Happy mit Hippy

Mama ist die erste Lehrerin. Seit zehn Jahren bereiten auch in Bremen Migranten-Mütter ihre Kinder auf die Schule vor. Heute zeichnet Bundespräsident Rau „Hippy“ aus

Myzzeyen Kösacöik nimmt eine Karte vom Stapel. „Das ist ein Pferd“, sagt sie und zeigt sie ihrer fünfjährigen Tochter Nida. Dann zieht die Türkin eine neue Karte, diesmal mit einem Haus drauf: „Und das ist ein Haus.“ Nida schaut konzentriert zu, denn sie weiß, dass sie gleich an der Reihe sein wird, Karten zu ziehen und Gegenstände zu benennen.

Myzzeyen ist eine von insgesamt 90 Migranten-Müttern, die am Bremer „Hippy“-Programm teilnehmen. „Hippy“ hat nichts mit dem Spitznamen des Bremer taz-Kolumnisten Wilfried Hippen zu tun, sondern steht für „Home Instruction Program for Preschool Youngsters“ und richtet sich an Zuwandererfamilien mit Kindern im Vorschulalter.

Sechs „Hippy“-Mitarbeiterinnen schwärmen derzeit aus, um die teilnehmenden türkischen und russischen Mütter 18 Monate lang alle zwei Wochen zu besuchen. Im Gepäck haben sie so genannte „Aktivitätshefte“. Darin wird den Müttern gezeigt, wie sie mit einfachsten Übungen die sprachlichen Fähigkeiten, die Wahrnehmungs- und Unterscheidungsfähigkeiten und das logische Denken ihrer Kleinen schulen können. Auf Deutsch, versteht sich.

Die Aufgaben sind so simpel wie lebensnotwendig. Zum Beispiel: Arme hoch, Arme runter, vorne, hinten, rechts, links – die Mama macht es vor, die Kleinen müssen’s nur nachturnen.

Zunächst lernt aber die Mutter von der „Hippy“-Hausbesucherin. Und das geht so: Die Rollen werden getauscht. Dafür spielt die Mitarbeiterin die Mutter, die Mutti das Kind. Meist stammen beide aus dem gleichen Kulturkreis.

„Das Ziel von Hippy ist es, die Integration von Migrantenkindern zu fördern und das Mutter-Kind-Verhältnis zu stärken“, sagt Nevriye Kayis, eine Leiterin des Projektes. „Die Mütter lernen ihr Kind und seine Fähigkeiten kennen. So können sie es später in der Schule besser unterstützen.“

Nevriye Kayis ist selber Türkin. Als die Psychologin vor 22 Jahren nach Deutschland kam, hatte auch sie Schwierigkeiten mit der deutschen Sprache – und der neuen Umgebung. „Ich kann mich deshalb gut in die Rolle der ausländischen Frauen versetzen“, sagt die 43-Jährige, die schon seit sieben Jahren bei „Hippy“ mitarbeitet.

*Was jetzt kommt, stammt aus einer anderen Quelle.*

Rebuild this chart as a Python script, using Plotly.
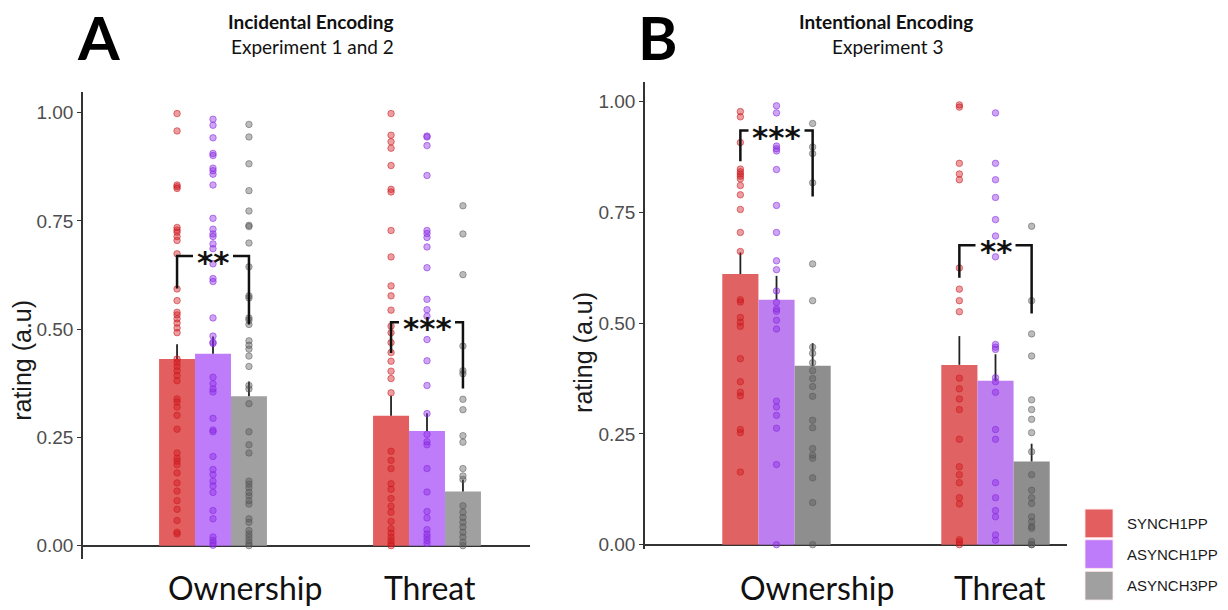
import plotly.graph_objects as go

W, H = 1228, 610

categories = ["Ownership", "Threat"]
conditions = ["SYNCH1PP", "ASYNCH1PP", "ASYNCH3PP"]

# ---------------- Panel A: Incidental Encoding (Experiment 1 and 2) ----------------
a_means_own = [0.431, 0.443, 0.345]
a_means_thr = [0.300, 0.265, 0.125]
a_err_own = [0.034, 0.040, 0.034]
a_err_thr = [0.046, 0.041, 0.027]

a_own_synch1 = [0.998, 0.958, 0.833, 0.829, 0.825, 0.735, 0.729, 0.724, 0.714, 0.705, 0.674,
                0.593, 0.566, 0.539, 0.533, 0.524, 0.514, 0.503, 0.492, 0.431, 0.423, 0.414,
                0.404, 0.393, 0.381, 0.339, 0.332, 0.320, 0.301, 0.269, 0.214, 0.202, 0.195,
                0.187, 0.168, 0.145, 0.126, 0.104, 0.084, 0.058, 0.031, 0.027]
a_own_asynch1 = [0.985, 0.971, 0.942, 0.906, 0.901, 0.872, 0.866, 0.858, 0.833, 0.756, 0.731,
                 0.720, 0.714, 0.697, 0.686, 0.651, 0.617, 0.610, 0.526, 0.484, 0.470, 0.467,
                 0.389, 0.374, 0.362, 0.355, 0.294, 0.267, 0.263, 0.206, 0.176, 0.164, 0.149,
                 0.138, 0.123, 0.081, 0.062, 0.020, 0.012, 0.006, 0.001]
a_own_asynch3 = [0.973, 0.944, 0.882, 0.820, 0.773, 0.740, 0.737, 0.699, 0.644, 0.577, 0.572,
                 0.526, 0.521, 0.511, 0.473, 0.463, 0.454, 0.438, 0.414, 0.370, 0.362, 0.328,
                 0.263, 0.233, 0.214, 0.149, 0.142, 0.134, 0.123, 0.115, 0.104, 0.096, 0.062,
                 0.054, 0.035, 0.027, 0.020, 0.012, 0.005, 0.000]
a_thr_synch1 = [0.998, 0.948, 0.933, 0.918, 0.878, 0.823, 0.817, 0.728, 0.667, 0.600, 0.577,
                0.544, 0.507, 0.492, 0.469, 0.446, 0.426, 0.403, 0.386, 0.353, 0.218, 0.197,
                0.178, 0.143, 0.130, 0.109, 0.091, 0.077, 0.056, 0.039, 0.029, 0.020, 0.012,
                0.005, 0.000]
a_thr_asynch1 = [0.946, 0.944, 0.924, 0.855, 0.728, 0.721, 0.712, 0.690, 0.642, 0.569, 0.545,
                 0.530, 0.476, 0.427, 0.370, 0.305, 0.257, 0.240, 0.233, 0.178, 0.124, 0.079,
                 0.064, 0.037, 0.027, 0.020, 0.012, 0.005]
a_thr_asynch3 = [0.785, 0.720, 0.626, 0.461, 0.404, 0.397, 0.338, 0.314, 0.254, 0.239, 0.178,
                 0.161, 0.153, 0.092, 0.077, 0.065, 0.054, 0.043, 0.031, 0.020, 0.008, 0.000]

# ---------------- Panel B: Intentional Encoding (Experiment 3) ----------------
b_means_own = [0.611, 0.553, 0.404]
b_means_thr = [0.406, 0.370, 0.188]
b_err_own = [0.049, 0.054, 0.051]
b_err_thr = [0.065, 0.060, 0.040]

b_own_synch1 = [0.978, 0.966, 0.908, 0.848, 0.842, 0.837, 0.832, 0.826, 0.811, 0.790, 0.757,
                0.705, 0.662, 0.553, 0.548, 0.513, 0.502, 0.493, 0.420, 0.368, 0.344, 0.336,
                0.260, 0.253, 0.164]
b_own_asynch1 = [0.991, 0.975, 0.900, 0.894, 0.889, 0.847, 0.766, 0.705, 0.641, 0.621, 0.573,
                 0.547, 0.532, 0.527, 0.507, 0.487, 0.324, 0.311, 0.292, 0.263, 0.181, 0.000]
b_own_asynch3 = [0.951, 0.898, 0.883, 0.817, 0.634, 0.551, 0.446, 0.432, 0.411, 0.393, 0.375,
                 0.357, 0.335, 0.281, 0.264, 0.217, 0.202, 0.195, 0.151, 0.095, 0.000]
b_thr_synch1 = [0.993, 0.988, 0.861, 0.837, 0.824, 0.625, 0.577, 0.551, 0.526, 0.376, 0.352,
                0.329, 0.305, 0.238, 0.176, 0.158, 0.140, 0.106, 0.092, 0.011, 0.006, 0.000]
b_thr_asynch1 = [0.975, 0.861, 0.824, 0.784, 0.734, 0.697, 0.650, 0.452, 0.446, 0.441, 0.377,
                 0.368, 0.344, 0.260, 0.238, 0.140, 0.106, 0.077, 0.063, 0.022, 0.010]
b_thr_asynch3 = [0.719, 0.551, 0.476, 0.426, 0.327, 0.305, 0.283, 0.253, 0.210, 0.158, 0.123,
                 0.106, 0.093, 0.063, 0.052, 0.041, 0.037, 0.007, 0.000, 0.000]

# significance brackets: [top, left-bottom, right-bottom], label
a_sig_own = [0.669, 0.594, 0.511]
a_sig_thr = [0.516, 0.445, 0.363]
b_sig_own = [0.935, 0.866, 0.786]
b_sig_thr = [0.676, 0.603, 0.522]
a_sig_labels = ["**", "***"]
b_sig_labels = ["***", "**"]

tick_vals = [0, 0.25, 0.5, 0.75, 1.0]
tick_text = ["0.00", "0.25", "0.50", "0.75", "1.00"]

bar_colors_a = ["#e35e5e", "#be7cfb", "#a0a0a0"]
bar_colors_b = ["#e06262", "#bd7ef0", "#8e8e8e"]
pt_fill = ["rgba(205,25,30,0.42)", "rgba(135,40,225,0.42)", "rgba(85,85,85,0.40)"]
pt_line = ["rgba(205,25,30,0.55)", "rgba(135,40,225,0.55)", "rgba(85,85,85,0.50)"]

fig = go.Figure()

panels = [
    dict(xa="x", ya="y", means=[a_means_own, a_means_thr], errs=[a_err_own, a_err_thr],
         pts=[[a_own_synch1, a_own_asynch1, a_own_asynch3], [a_thr_synch1, a_thr_asynch1, a_thr_asynch3]],
         sig=[a_sig_own, a_sig_thr], labels=a_sig_labels, colors=bar_colors_a, w=0.168, pxu=214.0),
    dict(xa="x2", ya="y2", means=[b_means_own, b_means_thr], errs=[b_err_own, b_err_thr],
         pts=[[b_own_synch1, b_own_asynch1, b_own_asynch3], [b_thr_synch1, b_thr_asynch1, b_thr_asynch3]],
         sig=[b_sig_own, b_sig_thr], labels=b_sig_labels, colors=bar_colors_b, w=0.165, pxu=219.0),
]

annotations = []
for p in panels:
    w = p["w"]
    for i, cond in enumerate(conditions):
        xs = [c + 1 + (i - 1) * w for c in range(len(categories))]
        ys = [p["means"][c][i] for c in range(len(categories))]
        es = [p["errs"][c][i] for c in range(len(categories))]
        fig.add_trace(go.Bar(
            x=xs, y=ys, width=w, xaxis=p["xa"], yaxis=p["ya"],
            marker=dict(color=p["colors"][i], line=dict(width=0)),
            error_y=dict(type="data", symmetric=False, array=es, arrayminus=[0] * len(es),
                         color="#222222", thickness=1.8, width=0),
            name=cond, showlegend=False))
    for c in range(len(categories)):
        for i in range(len(conditions)):
            vals = p["pts"][c][i]
            xpos = c + 1 + (i - 1) * w
            fig.add_trace(go.Scatter(
                x=[xpos] * len(vals), y=vals, mode="markers", xaxis=p["xa"], yaxis=p["ya"],
                marker=dict(size=6.5, color=pt_fill[i], line=dict(width=1, color=pt_line[i])),
                showlegend=False, hoverinfo="y"))
    # brackets
    for c in range(len(categories)):
        top, lb, rb = p["sig"][c]
        lab = p["labels"][c]
        xc = c + 1
        xl = xc - w
        xr = xc + w
        g = (len(lab) * 16.0 / 2 + 4) / p["pxu"]
        fig.add_trace(go.Scatter(
            x=[xl, xl, xc - g, None, xc + g, xr, xr],
            y=[lb, top, top, None, top, top, rb],
            mode="lines", xaxis=p["xa"], yaxis=p["ya"],
            line=dict(color="#111111", width=2.5), showlegend=False, hoverinfo="skip"))
        annotations.append(dict(
            x=xc, y=top, xref=p["xa"], yref=p["ya"], text="<b>" + lab + "</b>", showarrow=False,
            font=dict(family="DejaVu Sans", size=31, color="#111111"), yanchor="middle", yshift=-6))

# axes geometry (pixels)
def pxx(x):
    return x / W

def pyy(y):
    return 1 - y / H

common_y = dict(showgrid=False, zeroline=True, zerolinecolor="#333333", zerolinewidth=1.5,
                showline=True, linecolor="#333333", linewidth=1.5, ticks="outside", ticklen=4,
                tickcolor="#333333", tickwidth=1.2, tickvals=tick_vals, ticktext=tick_text,
                tickfont=dict(family="Liberation Sans", size=19, color="#4d4d4d"))
common_x = dict(showgrid=False, zeroline=False, showline=False, showticklabels=False, ticks="")

fig.update_layout(
    width=W, height=H, margin=dict(l=0, r=0, t=0, b=0),
    paper_bgcolor="white", plot_bgcolor="white", barmode="overlay", showlegend=False,
    xaxis=dict(domain=[pxx(83), pxx(530)], range=[0.3925, 2.4813], anchor="y", **common_x),
    yaxis=dict(domain=[pyy(565), pyy(93)], range=[-0.0297, 1.048], anchor="x", **common_y),
    xaxis2=dict(domain=[pxx(645), pxx(1067)], range=[0.3995, 2.3265], anchor="y2", **common_x),
    yaxis2=dict(domain=[pyy(555), pyy(83)], range=[-0.0089, 1.0446], anchor="x2", **common_y),
)

# category labels
cat_shift_a = [32, 3]
cat_shift_b = [40, 4]
for xa, shifts in (("x", cat_shift_a), ("x2", cat_shift_b)):
    for c, cat in enumerate(categories):
        annotations.append(dict(x=c + 1, y=0, xref=xa, yref="paper", text=cat,
                                xshift=shifts[c], yshift=-5, borderpad=0, showarrow=False,
                                yanchor="bottom",
                                font=dict(family="Lato", size=32, color="#111111")))

# y-axis titles
annotations.append(dict(x=pxx(22), y=pyy(365), xref="paper", yref="paper", text="rating (a.u)",
                        textangle=-90, showarrow=False, xanchor="center", yanchor="middle",
                        font=dict(family="Liberation Sans", size=25, color="#1a1a1a")))
annotations.append(dict(x=pxx(583), y=pyy(357), xref="paper", yref="paper", text="rating (a.u)",
                        textangle=-90, showarrow=False, xanchor="center", yanchor="middle",
                        font=dict(family="Liberation Sans", size=25, color="#1a1a1a")))

# panel letters and titles
annotations.append(dict(x=pxx(99), y=1, xref="paper", yref="paper", text="<b>A</b>",
                        showarrow=False, xanchor="center", yanchor="top", borderpad=0,
                        font=dict(family="Lato", size=60, color="#000000", weight=900)))
annotations.append(dict(x=pxx(658), y=1, xref="paper", yref="paper", text="<b>B</b>",
                        showarrow=False, xanchor="center", yanchor="top", borderpad=0,
                        font=dict(family="Lato", size=60, color="#000000", weight=900)))
annotations.append(dict(x=pxx(310), y=pyy(22), xref="paper", yref="paper", text="<b>Incidental Encoding</b>",
                        showarrow=False, xanchor="center", yanchor="middle",
                        font=dict(family="Lato", size=19, color="#111111")))
annotations.append(dict(x=pxx(312), y=pyy(47), xref="paper", yref="paper", text="Experiment 1 and 2",
                        showarrow=False, xanchor="center", yanchor="middle",
                        font=dict(family="Lato", size=19, color="#111111")))
annotations.append(dict(x=pxx(886), y=pyy(22), xref="paper", yref="paper", text="<b>Intentional Encoding</b>",
                        showarrow=False, xanchor="center", yanchor="middle",
                        font=dict(family="Lato", size=19, color="#111111")))
annotations.append(dict(x=pxx(887), y=pyy(47), xref="paper", yref="paper", text="Experiment 3",
                        showarrow=False, xanchor="center", yanchor="middle",
                        font=dict(family="Lato", size=19, color="#111111")))

# legend (manual)
shapes = []
leg_tops = [515, 546, 578]
for i, cond in enumerate(conditions):
    t = leg_tops[i]
    shapes.append(dict(type="rect", xref="paper", yref="paper", x0=pxx(1085), x1=pxx(1113),
                       y0=pyy(t + 29), y1=pyy(t), fillcolor=bar_colors_a[i],
                       line=dict(width=1, color="rgba(255,235,235,0.8)")))
    annotations.append(dict(x=pxx(1125), y=pyy(t + 14.5), xref="paper", yref="paper", text=cond,
                            showarrow=False, xanchor="left", yanchor="middle",
                            font=dict(family="Liberation Sans", size=15, color="#1a1a1a")))

fig.update_layout(annotations=annotations, shapes=shapes)

fig.write_html("out.html", config={"displayModeBar": False},
               post_script="document.body.style.margin='0';document.body.style.overflow='hidden';")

„Hippy“ wurde vor rund 30 Jahren von einer Pädagogin in Israel entwickelt. Der Bedarf für ein solches Programm war groß im Einwanderungsland, denn viele Kinder aus verschiedenen Nationen mussten in das israelische Schulsystem integriert werden. Bald wurde das Projekt auch in den USA, Mexico und Holland eingeführt, nach Deutschland macht „Hippy“ seit rund zehn Jahren happy – die ersten Städte waren Bremen und Nürnberg.

„Die Zahl der Anmeldungen steigt ständig“, sagt Kayis. Immer mehr Mütter möchten teilnehmen – das vom Deutschen Kreuz Bremen getragene Projekt hat sich offenbar gut entwickelt. Ein Grund dafür dürfte auch der Preis sein: sechs Euro pro Monat.

Als Folge der Pisa-Studie wollen die „Hippy“-Frauen das Programm in Zukunft auch für deutsche Mütter und Kinder anbieten. Das heißt auch mehr Personal – doch genau hier liegt die Crux, da Senatorin Karin Röpke (SPD) die Personalkosten des Projektes trägt. In der nächsten Woche soll im Bremer Senat über mehr Geld für „Hippy“ abgestimmt werden.

Heute ist aber erst einmal der große Tag für Mitarbeiter in ganz Deutschland. In Berlin wird „Hippy“ von Bundespräsident Johannes Rau höchstpersönlich der „Auf Worte folgen Taten“-Preis für „Deutschlands bestes Integrationsprojekt“ verliehen.